Faccio il fotoreporter di guerra. Il mio Afghanistan è esplosioni, carri armati, checkpoint, battaglie, adrenalina da situazione estrema, cadaveri, sudore e terra. Deve essere un personale tentativo inconscio di riconciliazione con un mio mito giovanile se un giorno ho deciso di prendere le distanze dal suolo e salire lassù per vedere quel che resta di una favola. Ci fu un tempo, prima dei trent'anni di guerra, in cui l'Afghanistan era il luogo del sogno, abitato da gente meravigliosa, frequentato dagli hippies, descritto nei libri degli esploratori. Tutto questo era negli anni Settanta prima che precipitasse nell'abisso della guerra civile, l'invasione dell'Unione sovietica, i talebani, l'offensiva americana e la sua coda avvelenata. La favola, adesso posso dirlo, è intatta. La distanza di qualche migliaio di metri è come se fosse un filtro che chiude le ferite. Un cerotto. Il rumore delle pale dell'elicottero, un anestetico che annulla qualsiasi altro suono. Se preferite, la distanza è come un burqa che mette se stessi al riparo dalle brutture del mondo. C'è la rarefazione delle percezioni di cosa succede in basso. Potrei essere un turista. Un pilota dice: "Sembra di essere nel Gran Canyon del Colorado". Un paragone che non so. Non mi dimentico che è l'Afghanistan dove in pochi minuti si va dall'Hindu Kush al deserto. E le suggestioni, aiutate dall'annullamento del tempo, riguardano semmai Marco Polo, le carovane di mercanti. Le similitudini con un altrove qualunque si possono fare con le aree urbanizzate. Le strade sembrano circuiti prestampati e non ne apprezzi la fattura, non capisci con che materiale siano costruite. In questo caso sì, potremmo essere nella Silicon Valley come in una regione remota della Cina. È il concetto di modernità che non trova la sua consistenza. "Ecco Jalalabad". Mi prende il furore dello scatto, come fosse una vendetta professionale. C'ero stato a Jalalabad e non mi era permesso nemmeno uscire per strada, dovevo restarmene rinchiuso. Vietata agli occidentali, soprattutto ai fotografi. Nemmeno quando l'ho attraversata, su un'auto della Croce Rossa, ho potuto lavorare. La vedo, ora, come fosse la prima volta, le strade dritte e ordinate, sembrano tracciate con un righello. Un bel contrasto con le emozioni di quei giorni andati.

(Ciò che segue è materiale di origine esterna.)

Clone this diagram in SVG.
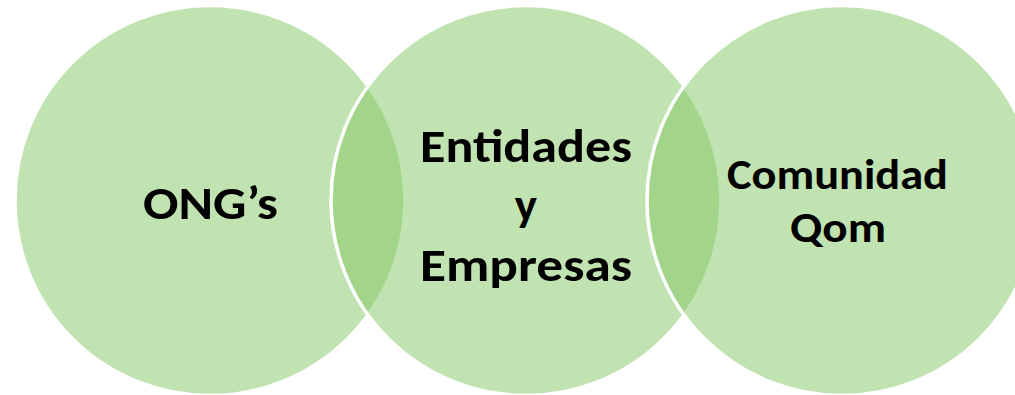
<svg xmlns="http://www.w3.org/2000/svg" width="1015" height="395" viewBox="0 0 1015 395">
  <style>
    .venn { fill: rgb(131,199,99); fill-opacity: 0.5; stroke: #ffffff; stroke-width: 3.5; }
    .lbl { font-family: Carlito, Lato, "Liberation Sans", sans-serif; font-weight: 700; fill: #000000; text-anchor: middle; }
    .big { font-size: 47px; }
    .small { font-size: 42px; }
  </style>
  <rect x="0" y="0" width="1015" height="395" fill="#ffffff"/>
  <g id="node-ongs">
    <circle class="venn" cx="210" cy="200.5" r="195"/>
    <text class="lbl big" x="210.5" y="219" textLength="135" lengthAdjust="spacingAndGlyphs">ONG’s</text>
  </g>
  <g id="node-entidades">
    <circle class="venn" cx="526" cy="200.5" r="195"/>
    <text class="lbl big" x="526" y="162" textLength="212" lengthAdjust="spacingAndGlyphs">Entidades</text>
    <text class="lbl big" x="526" y="221">y</text>
    <text class="lbl big" x="526" y="281" textLength="212" lengthAdjust="spacingAndGlyphs">Empresas</text>
  </g>
  <g id="node-comunidad">
    <circle class="venn" cx="842" cy="200.5" r="195"/>
    <text class="lbl small" x="837.5" y="189" textLength="221" lengthAdjust="spacingAndGlyphs">Comunidad</text>
    <text class="lbl small" x="838" y="242" textLength="96" lengthAdjust="spacingAndGlyphs">Qom</text>
  </g>
  <g id="connectors"></g>
</svg>
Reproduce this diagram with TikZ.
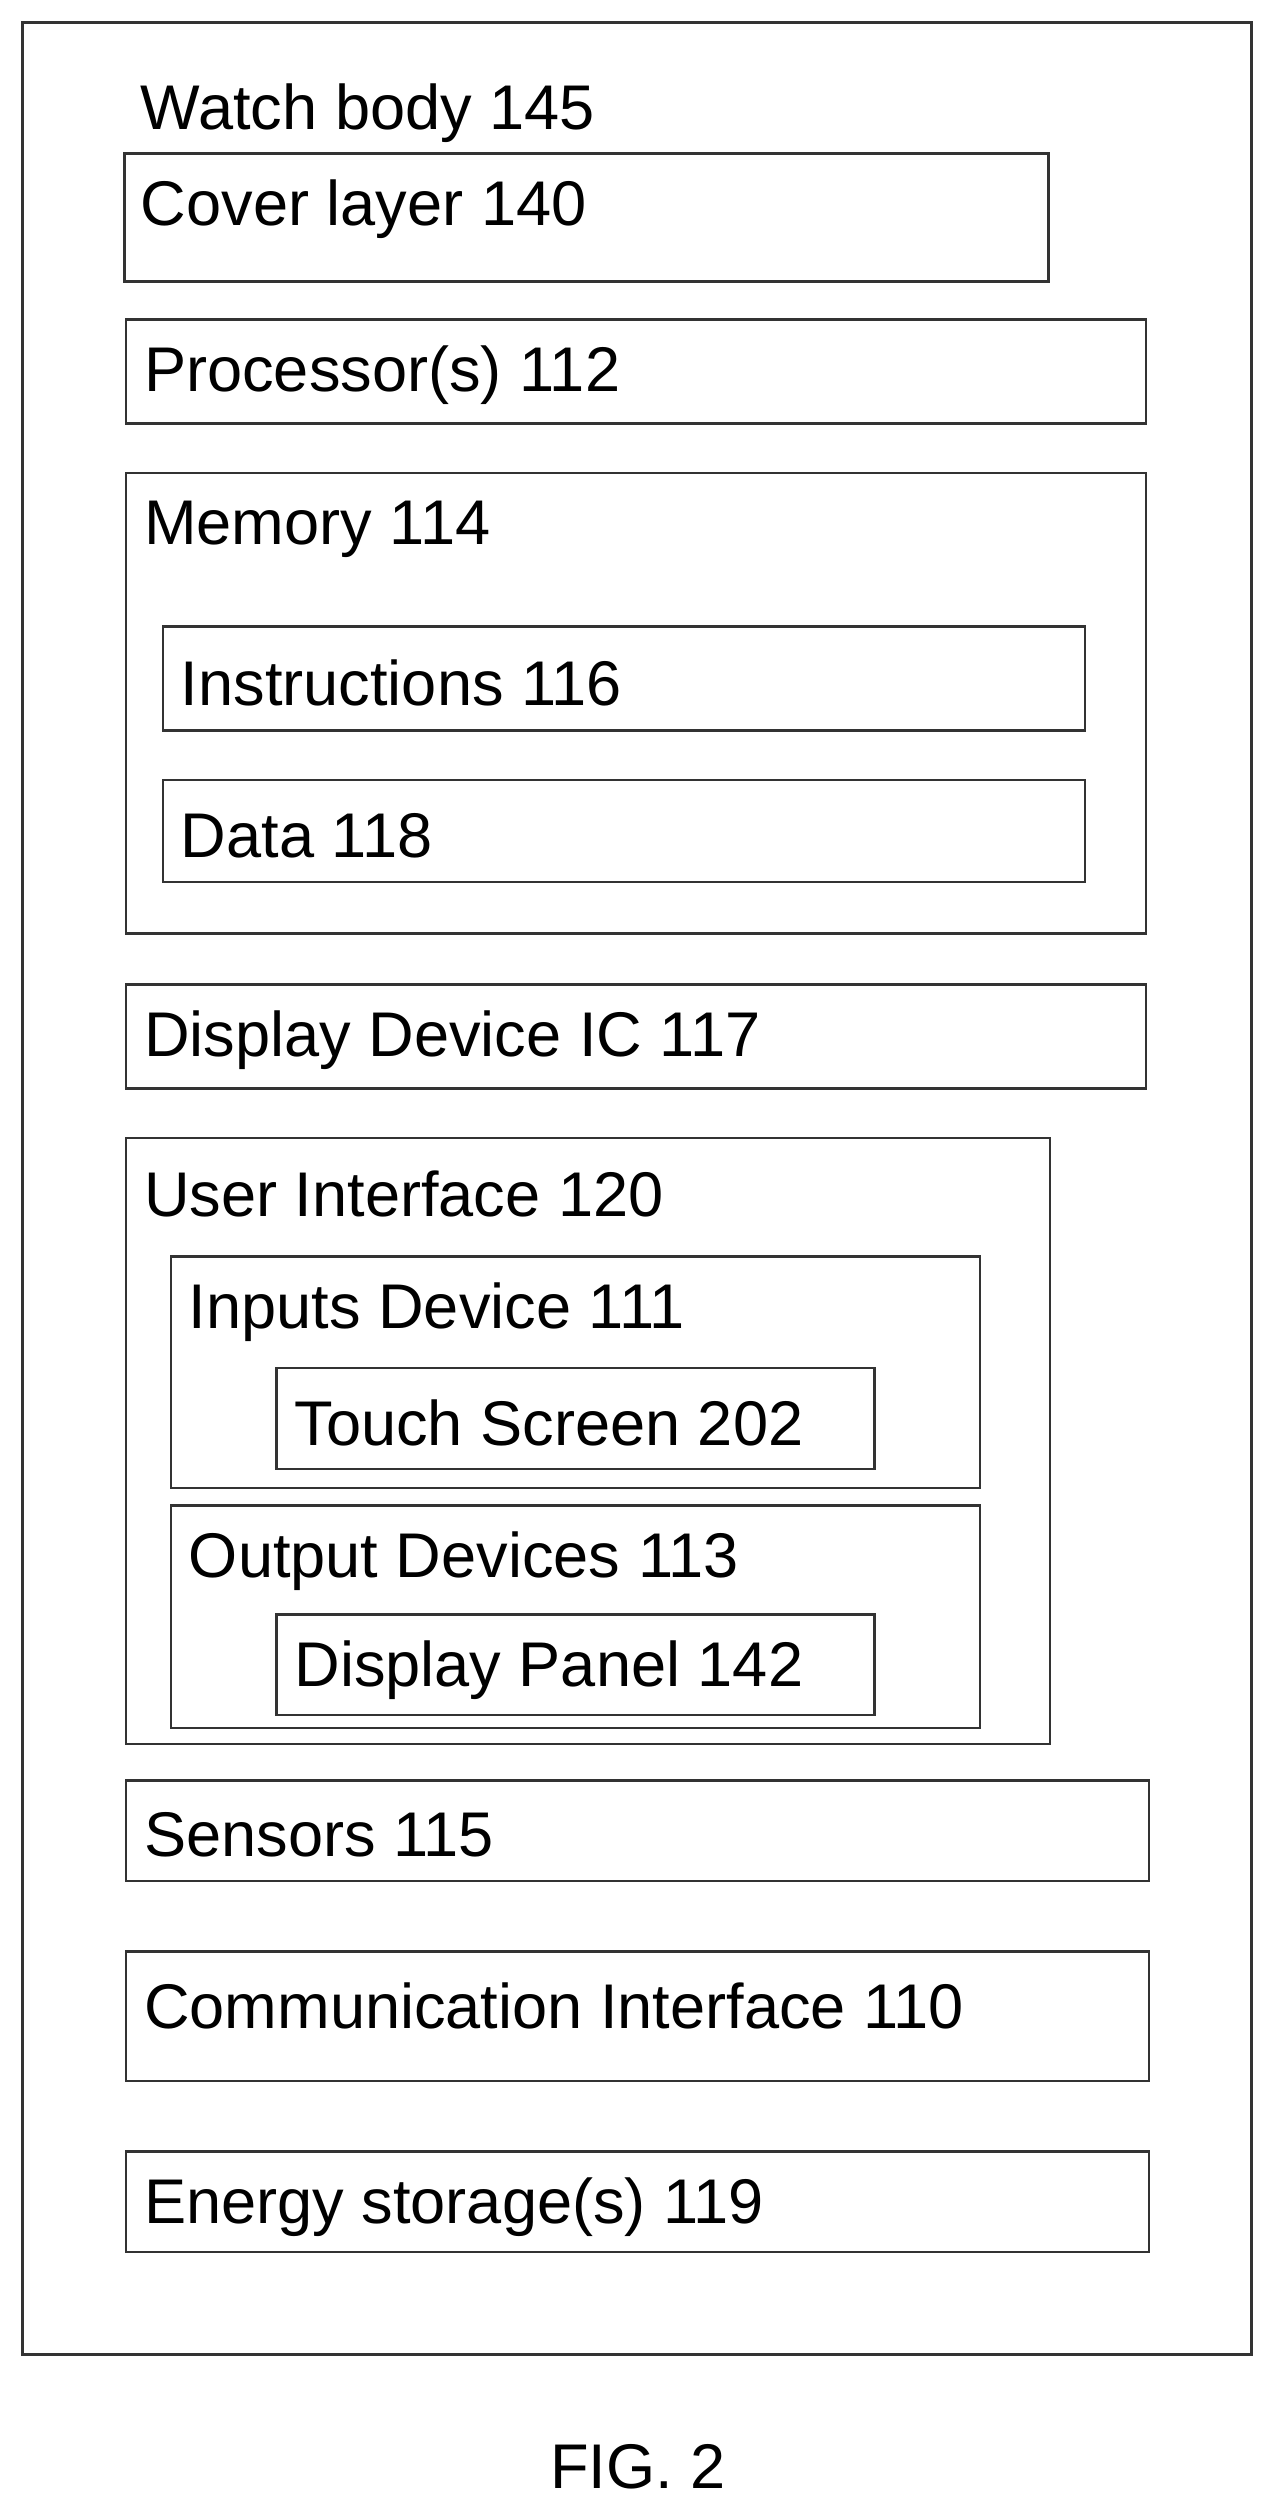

Più di tutto può la natura, però. Maestosa e matrigna. Il fatto è che queste genti con la natura matrigna hanno imparato a fare i conti, a convivere, ad amarla anche. Da quassù è chiaro perché gli afgani non perdono mai le guerre: hanno forgiato il carattere in un ambiente molto ostile. Le escursioni termiche sono una variabile ininfluente. Siano sui picchi o nel deserto di pietre procedono senza calze, vagano vagano, alimentando quella durezza che è il loro aspetto distintivo. Una durezza che è parente stretta della fierezza. E della sensazione di invincibilità. Da quassù diventa chiaro anche quello che gli esperti spiegano durante le conferenze quando si soffermano sull'importanza delle tribù, delle etnie. Se abiti in un villaggio di 200 persone, come quello che ci scorre sotto, e attorno c'è il nulla e devi camminare per tre giorni per vedere altri esseri viventi (e ammesso che ci arrivi e non ti fermino i briganti) allora il mezzo limone che ti serve in cucina lo puoi chiedere soltanto al tuo vicino. E con lui c'è la mutua assistenza, lui è le braccia materne, lui l'unico soccorso. Si creano, così, quei legami più indissolubili di qualsiasi politica, di ogni ideologia seppur suggestiva.

Su quegli elicotteri Black Hawk siamo in cinque. Due piloti, due ai mitragliatori, uno a destra, uno a sinistra. Ci possono sparare, ma non ci pensi. È come essersi presi una vacanza dall'inferno del terreno. Fa molto freddo e i movimenti sono limitati dall'attrezzatura obbligatoria, casco, guanti ignifughi. Se sentiamo un rumore assordante, che supera quello delle nostre pale, sono i jet in missione. O hanno già lanciato le loro bombe o lo stanno per fare. È l'unica altra presenza. A parte le aquile. Le ho viste spesso, le ali allargate, scomparire all'orizzonte. Usando solo il corpo possono scappare dalla guerra, loro. Certo anche le aquile possono essere abbattute. Si è spesso tracciata un paragone tra caccia e guerra. Ma quando c'è la guerra non si va a caccia di animali, si hanno altri target. Jet e aquile in un cielo terso sopra una fetta di pianeta che è rimasta se stessa per millenni e si rifiuta di cambiare per le devastazioni che l'uomo gli infligge. I crateri degli ordigni si confondono con le rughe della terra e il tutto si ricuce in armonia. Persino le grotte dei Buddha di Bamiyan, da lontano, non paiono sfregiate dal furore iconoclasta di cui, lo sappiamo, sono state bersaglio.

Ho ripreso l'Afghanistan in volo con l'ansia di catturarlo tutto. Mi manca solo la valle del Panshir dove ci fu un tempo, ieri, in cui si poteva camminare e discutere con la gente. Sarà il prossimo viaggio. Perché, una volta conosciuto, l'Afghanistan è un appuntamento a cui non si rinuncia. Soprattutto se lo si guarda dal punto di vista delle aquile.